On Oct. 7, Samsung found itself facing an unpleasant result in one of the many patent lawsuits it’s a part of: A federal appellate court reinstated a jury verdict of US$119 million against Samsung in favor of Apple.
In that case, Samsung was found to have infringed three Apple utility patents on how smartphones function. The first related to a smartphone’s ability to create links automatically to webpages and phone numbers, so the user need only press the link to jump to the webpage or call someone. Another covered the “slide to unlock” screen function. The third related to the phone providing autocorrect recommendations when the user was typing. Samsung’s smartphones all incorporated these features, without Apple’s permission.

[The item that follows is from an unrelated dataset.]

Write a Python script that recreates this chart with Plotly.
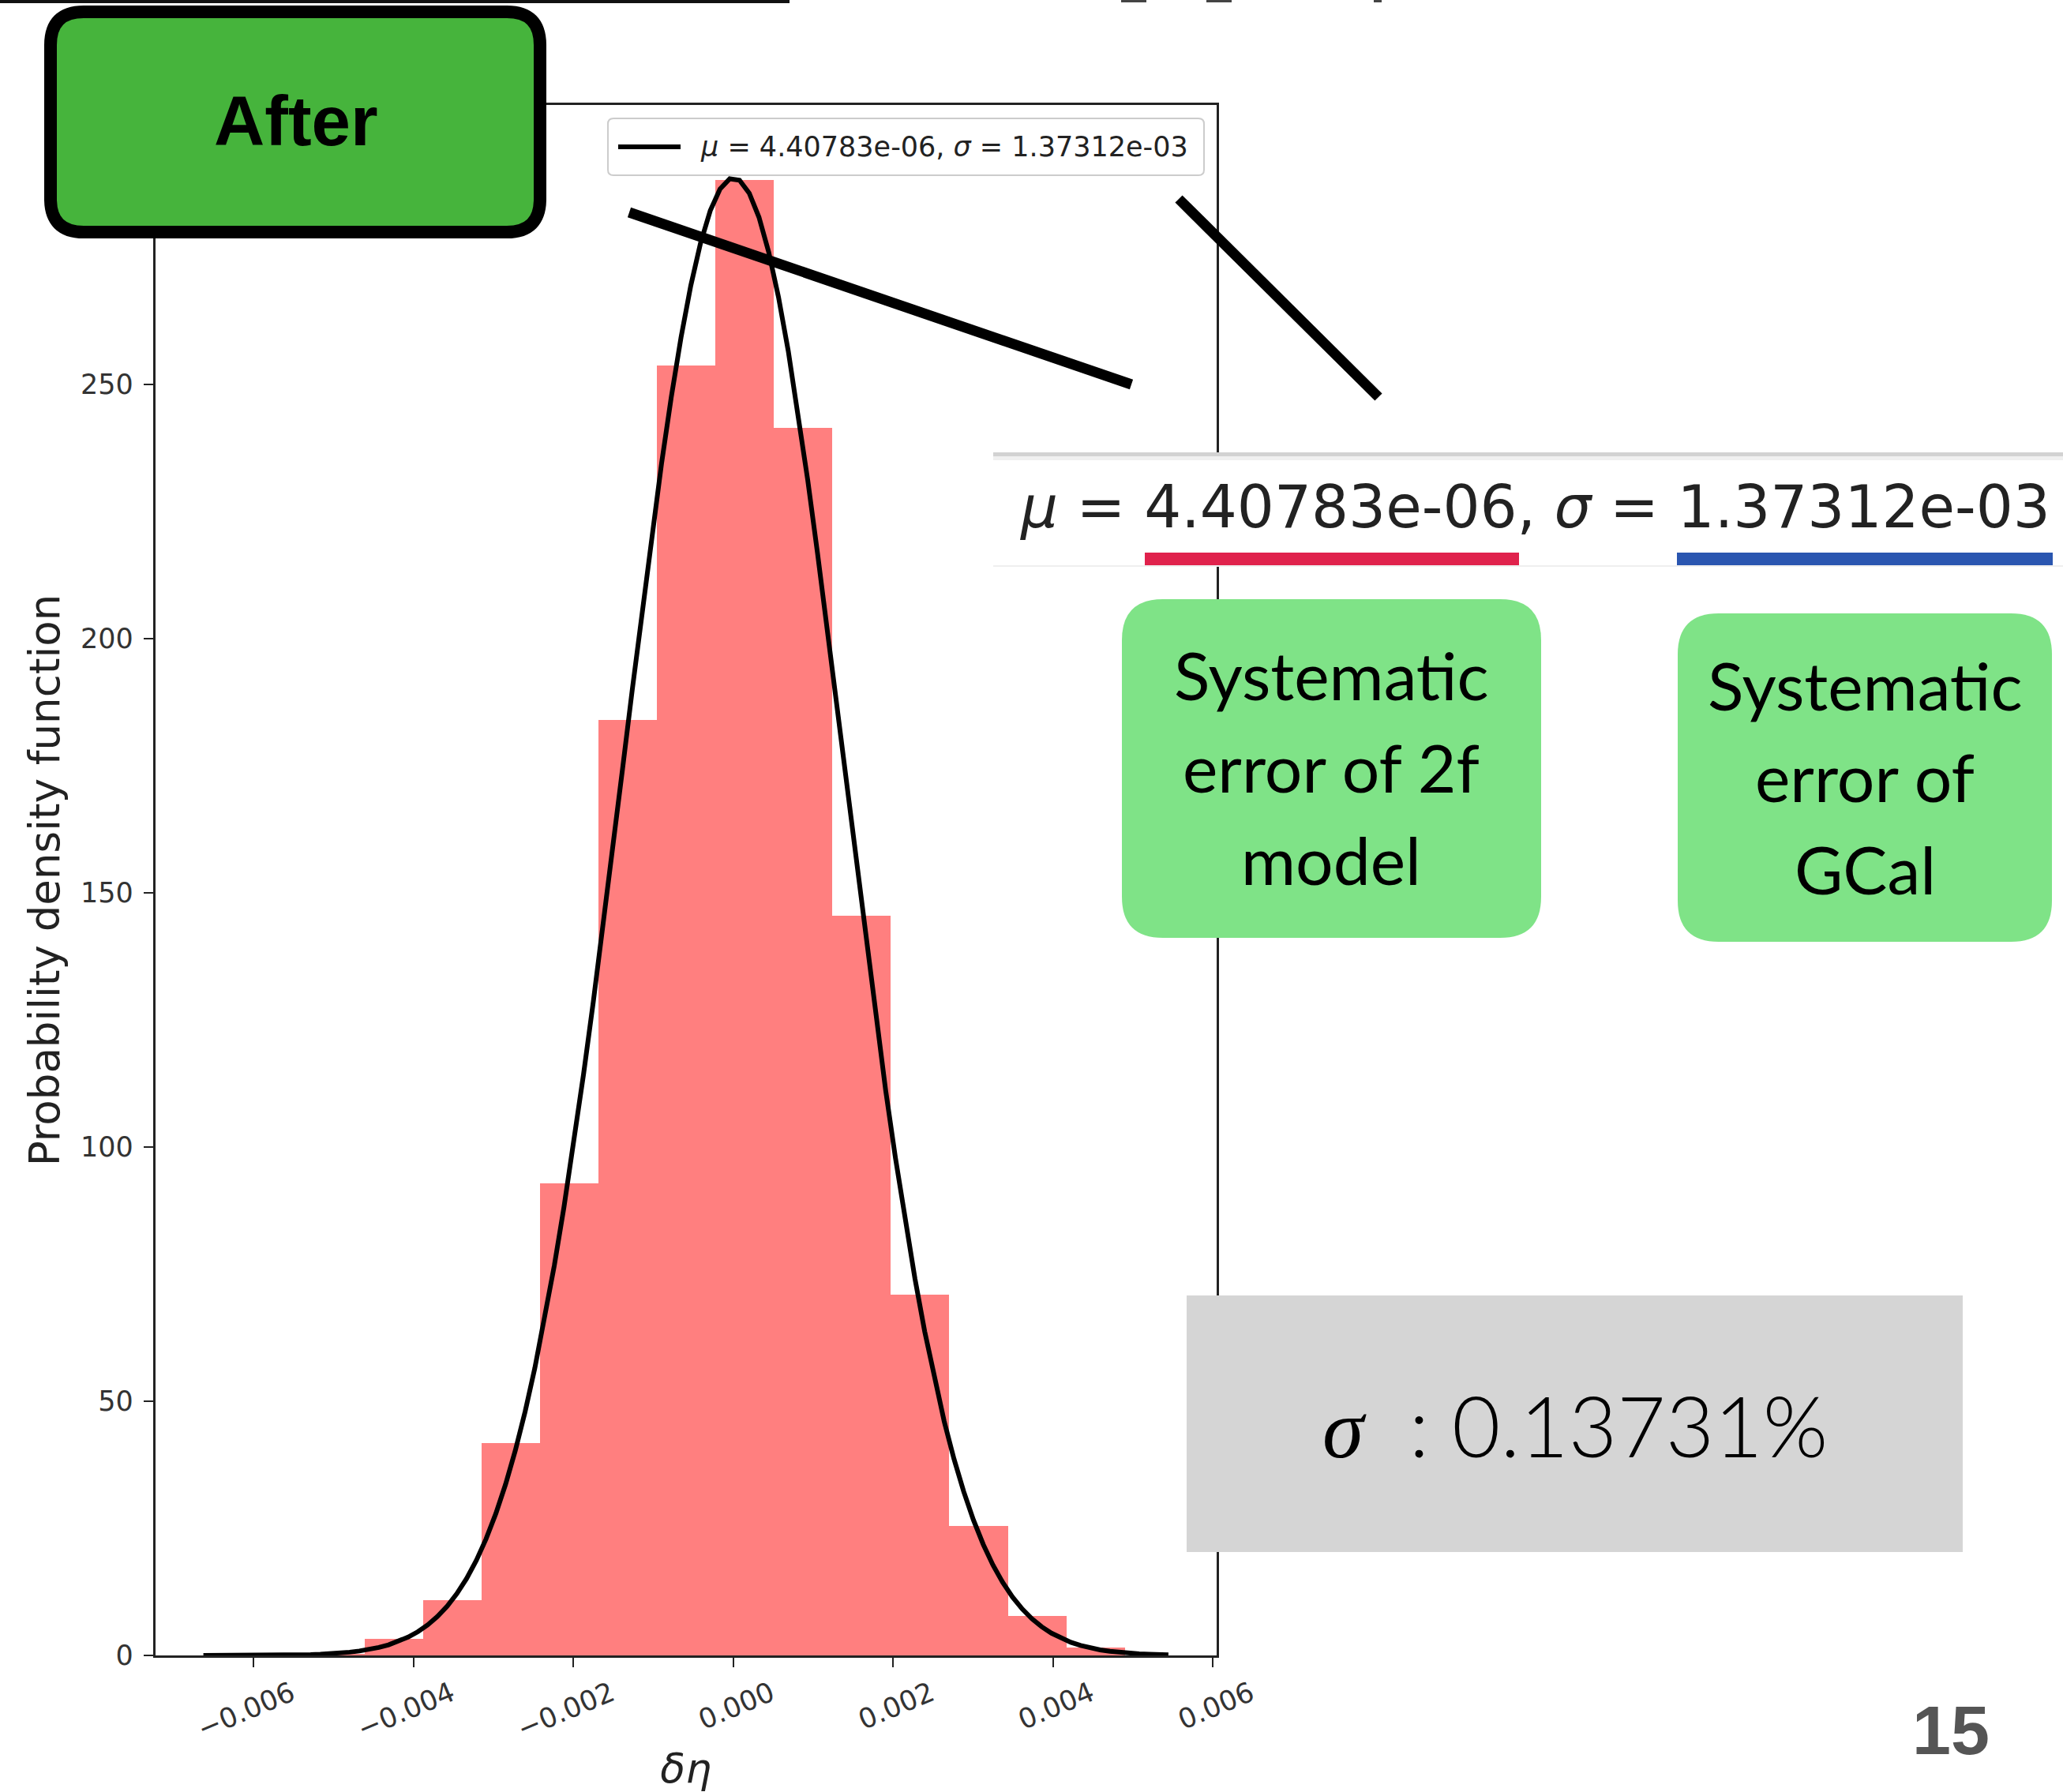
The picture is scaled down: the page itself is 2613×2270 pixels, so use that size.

But not all of the patent law news was bad for Samsung. In a different chapter of the Apple v. Samsung smartphone patent saga, the U.S. Supreme Court on Oct. 11 heard arguments over a $400 million verdict against Samsung for infringing several Apple iPhone design patents. Aside from the enormous amount of money at stake, this is the first time the Supreme Court has addressed design patents in more than a century. This generally sleepy area of intellectual property has awoken. And, reading the tea leaves from the oral argument, it seems that Samsung will likely win at the Supreme Court.
The key to this case, as contrasted with the other loss, is that the Supreme Court case is about design patents, not utility patents. What is the difference? Utility patents, like the “slide to unlock” patent, cover new inventions that have some sort of practical use – like the proverbial “better mousetrap.” Design patents, like those at issue in the Supreme Court case, protect the “ornamental design” of an item rather than the way a product works.